Early and Late Binding

There are numerous definitions for early and late binding. Some are technical, some are theoretical. I will try to define it from both viewpoints.

Variables and expressions can be assigned at compile time or at runtime. Compile time (declaration time) assignment is called:

• early binding
• static binding
• static typing

An example for early binding:

  1: '  Create a variable to hold a new object.
  2: Dim FS As System.IO.FileStream
  3: ' Assign a new object to the variable.
  4: FS = New System.IO.FileStream("C:\tmp.txt", _
  5:     System.IO.FileMode.Open)

Runtime assignment is called dynamic binding or late binding, when the type of the variable or expression is determined by the current (application) conditions. An example for late binding:

  1: ' To use this example, you must have Microsoft Excel installed on your computer.
  2: ' Compile with Option Strict Off to allow late binding.
  3: Sub TestLateBinding()
  4:     Dim xlApp As Object
  5:     Dim xlBook As Object
  6:     Dim xlSheet As Object
  7:     xlApp = CreateObject("Excel.Application")
  8:     ' Late bind an instance of an Excel workbook.
  9:     xlBook = xlApp.Workbooks.Add
 10:     ' Late bind an instance of an Excel worksheet.
 11:     xlSheet = xlBook.Worksheets(1)
 12:     xlSheet.Activate()
 13:     ' Show the application.
 14:     xlSheet.Application.Visible = True
 15:     ' Place some text in the second row of the sheet.
 16:     xlSheet.Cells(2, 2) = "This is column B row 2"
 17: End Sub

Another example for late binding:

  1: Dim MyVariable As Object
  2: MyVariable = "About Visual Basic"
  3: Debug.WriteLine("The variable data type is: " & MyVariable.GetType.ToString)
  4: MyVariable = #6/30/2006#
  5: Debug.WriteLine("The variable data type is: " & MyVariable.GetType.ToString)

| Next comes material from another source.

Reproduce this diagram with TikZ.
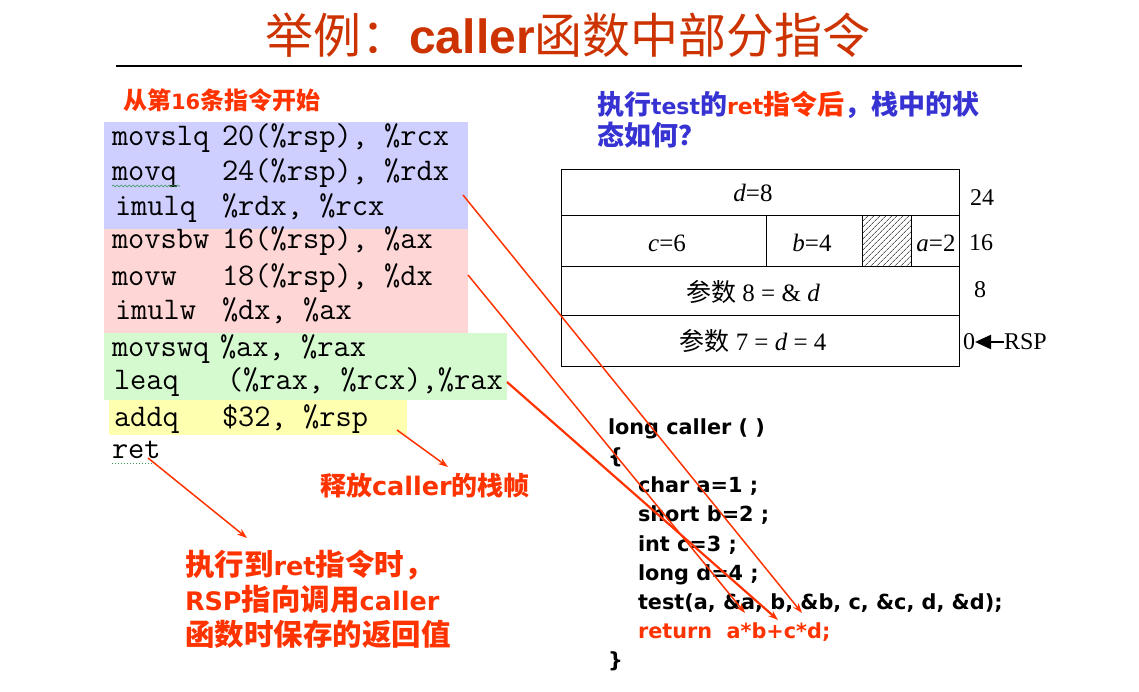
\documentclass[tikz,border=0pt]{standalone}
\usepackage{fontspec}
\setmainfont{Liberation Serif}
\newfontfamily\cjk{Noto Sans CJK SC}
\newfontfamily\arl{Liberation Sans}
\newfontfamily\dvs{DejaVu Sans}
\newcommand\lb[1]{{\dvs\bfseries\fontsize{25.5}{35}\selectfont #1}}
\newcommand\lbq[1]{{\dvs\bfseries\fontsize{22}{31}\selectfont #1}}
\usetikzlibrary{arrows.meta,patterns.meta,decorations.pathmorphing}
\definecolor{titlered}{RGB}{204,51,0}
\definecolor{lblred}{RGB}{255,51,0}
\definecolor{qblue}{RGB}{55,50,210}
\definecolor{bgblue}{RGB}{206,206,255}
\definecolor{bgpink}{RGB}{255,214,214}
\definecolor{bggreen}{RGB}{214,250,208}
\definecolor{bgyellow}{RGB}{255,255,176}
\definecolor{wavy}{RGB}{60,150,90}
\begin{document}
\begin{tikzpicture}[x=1pt,y=-1pt,
 every node/.style={inner sep=0pt, outer sep=0pt},
 asm/.style={font=\ttfamily\fontsize{31.5}{31.5}\selectfont, anchor=base west},
 ccode/.style={font=\dvs\bfseries\fontsize{20.8}{22}\selectfont, anchor=base west},
 redlbl/.style={font=\cjk\bfseries\fontsize{26}{35}\selectfont, text=lblred, anchor=west, align=left},
 arr/.style={draw=lblred, line width=1.5pt, -{Stealth[length=10pt,width=7pt]}},
 stk/.style={font=\fontsize{25}{25}\selectfont},
 stknum/.style={font=\fontsize{24}{24}\selectfont},
]
\useasboundingbox (0,0) rectangle (1139,692);
% title
\node[text=titlered, font=\fontsize{48}{58}\selectfont] (title) at (568,35)
  {{\cjk 举例：}{\arl\bfseries caller}{\cjk 函数中部分指令}};
\draw[line width=1.2pt] (116,66) -- (1022,66);

% left header
\node[font=\cjk\bfseries\fontsize{24}{24}\selectfont, text=lblred, anchor=west] (hdr) at (123,100) {从第{\dvs\bfseries\fontsize{21}{24}\selectfont 16}条指令开始};

% code backgrounds
\fill[bgblue] (104,122) rectangle (468,229);
\fill[bgpink] (104,229) rectangle (468,333);
\fill[bggreen] (104,333) rectangle (507,400);
\fill[bgyellow] (109,400) rectangle (407,435);

% asm code
\node[asm] (i1a) at (112,146) {movslq};  \node[asm] (i1b) at (222,146) {20(\%rsp), \%rcx};
\node[asm] (i2a) at (112,181) {movq};    \node[asm] (i2b) at (222,181) {24(\%rsp), \%rdx};
\node[asm] (i3a) at (115,216) {imulq};   \node[asm] (i3b) at (222,216) {\%rdx, \%rcx};
\node[asm] (i4a) at (112,249) {movsbw};  \node[asm] (i4b) at (222,249) {16(\%rsp), \%ax};
\node[asm] (i5a) at (112,286) {movw};    \node[asm] (i5b) at (222,286) {18(\%rsp), \%dx};
\node[asm] (i6a) at (115,319) {imulw};   \node[asm] (i6b) at (222,319) {\%dx, \%ax};
\node[asm] (i7a) at (112,356) {movswq};  \node[asm] (i7b) at (220,356) {\%ax, \%rax};
\node[asm] (i8a) at (114,389) {leaq};    \node[asm] (i8b) at (227,389) {(\%rax, \%rcx),\%rax};
\node[asm] (i9a) at (114,426) {addq};    \node[asm] (i9b) at (222,426) {\$32, \%rsp};
\node[asm] (i10) at (112,458) {ret};
\draw[wavy, line width=0.6pt, decorate, decoration={snake, segment length=4pt, amplitude=1pt}] (112,186) -- (180,186);
\draw[wavy, line width=1pt, dotted] (112,463) -- (156,463);

% blue question
\node[font=\cjk\bfseries\fontsize{27}{31}\selectfont, text=qblue, anchor=west, align=left] (q) at (597,120)
  {执行\lbq{test}的{\color{lblred}\lbq{ret}指令后}，栈中的状\\态如何？};

% stack table
\draw[line width=1pt] (561,170) rectangle (959,366);
\draw[line width=1pt] (561,216) -- (959,216);
\draw[line width=1pt] (561,267) -- (959,267);
\draw[line width=1pt] (561,315) -- (959,315);
\draw[line width=1pt] (766,216) -- (766,267);
\fill[pattern={Lines[angle=45,distance=4pt,line width=0.6pt]}] (862,216) rectangle (911,267);
\draw[line width=1pt] (862,216) rectangle (911,267);
\node[stk] (d8) at (753,193) {\textit{d}=8};
\node[stk] (c6) at (667,243) {\textit{c}=6};
\node[stk] (b4) at (812,243) {\textit{b}=4};
\node[stk] (a2) at (936,243) {\textit{a}=2};
\node[stk] (p8) at (753,292) {{\cjk 参数} 8 = \& \textit{d}};
\node[stk] (p7) at (753,341) {{\cjk 参数} 7 = \textit{d} = 4};
\node[stknum] (n24) at (982,198) {24};
\node[stknum] (n16) at (981,243) {16};
\node[stknum] (n8) at (980,290) {8};
\node[stknum] (n0) at (969,342) {0};
\node[stknum, anchor=west] (rsp) at (1004,342) {RSP};
\draw[line width=2.2pt, -{Triangle[length=16pt,width=14pt]}] (rsp.west) -- (n0.east);

% C code
\node[ccode] (c1) at (608,434) {long caller ( )};
\node[ccode] (c2) at (608,463) {\{};
\node[ccode] (c3) at (638,492) {char a=1 ;};
\node[ccode] (c4) at (638,521) {short b=2 ;};
\node[ccode] (c5) at (638,551) {int c=3 ;};
\node[ccode] (c6) at (638,580) {long d=4 ;};
\node[ccode] (c7) at (638,609) {test(a, \&a, b, \&b, c, \&c, d, \&d);};
\node[ccode, text=lblred] (c8) at (638,638) {return~ a*b+c*d;};
\node[ccode] (c9) at (608,667) {\}};

% red labels
\node[redlbl] (rel) at (320,486) {释放\lb{caller}的栈帧};
\node[redlbl, font=\cjk\bfseries\fontsize{29.5}{35}\selectfont] (retl) at (185,599) {执行到\lb{ret}指令时，\\\lb{RSP}指向调用\lb{caller}\\函数时保存的返回值};

% arrows
\coordinate (s1) at (463,195); \coordinate (e1) at (802,613);
\coordinate (s2) at (468,275); \coordinate (e2) at (745,613);
\coordinate (s3) at (507,382); \coordinate (e3) at (778,620);
\coordinate (s4) at (397,430); \coordinate (e4) at (448,467);
\coordinate (s5) at (148,458); \coordinate (e5) at (247,538);
\draw[arr] (s1) -- (e1);
\draw[arr] (s2) -- (e2);
\draw[arr, line width=2.2pt] (s3) -- (e3);
\draw[arr] (s4) -- (e4);
\draw[arr] (s5) -- (e5);
\end{tikzpicture}
\end{document}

The result for the code above:

The variable data type is: System.String The variable data type is: System.DateTime

As you can see, the variable named MyVariable can represent a System.String and a System.Date in the code above.

Despite of the advantages of late binding, early binding is recommended:

• Early binding code can be optimized better by the compiler, so it runs (much) faster
• It is usually easier to read early binding code (known types, etc.)
• Automatic code completion, Dynamic Help and other advanced IDE features are available only for early binding codes
• Compiler can type 'compatibility' for early binding variables and expressions
• Application constants are accessible (e.g. in MS Word)

Some advantages of late binding:

• Version independence. E.g. in case of MS Word, programming against Word 97 and changing code libraries to Word 2000 can be smooth and automatic.
• More references can mean more linking and bigger file size (in case of unmanaged code)

There are numerous methods in C# to use late binding. Most of them employs reflection and dynamic compilation. There will be late binding as a language feature from C# 4.0 specification. Late binding will be as simple as the following:

  1: dynamic d = GetDynamicObject();
  2: d.Foo();

Late binding will be achieved by the dynamic keyword.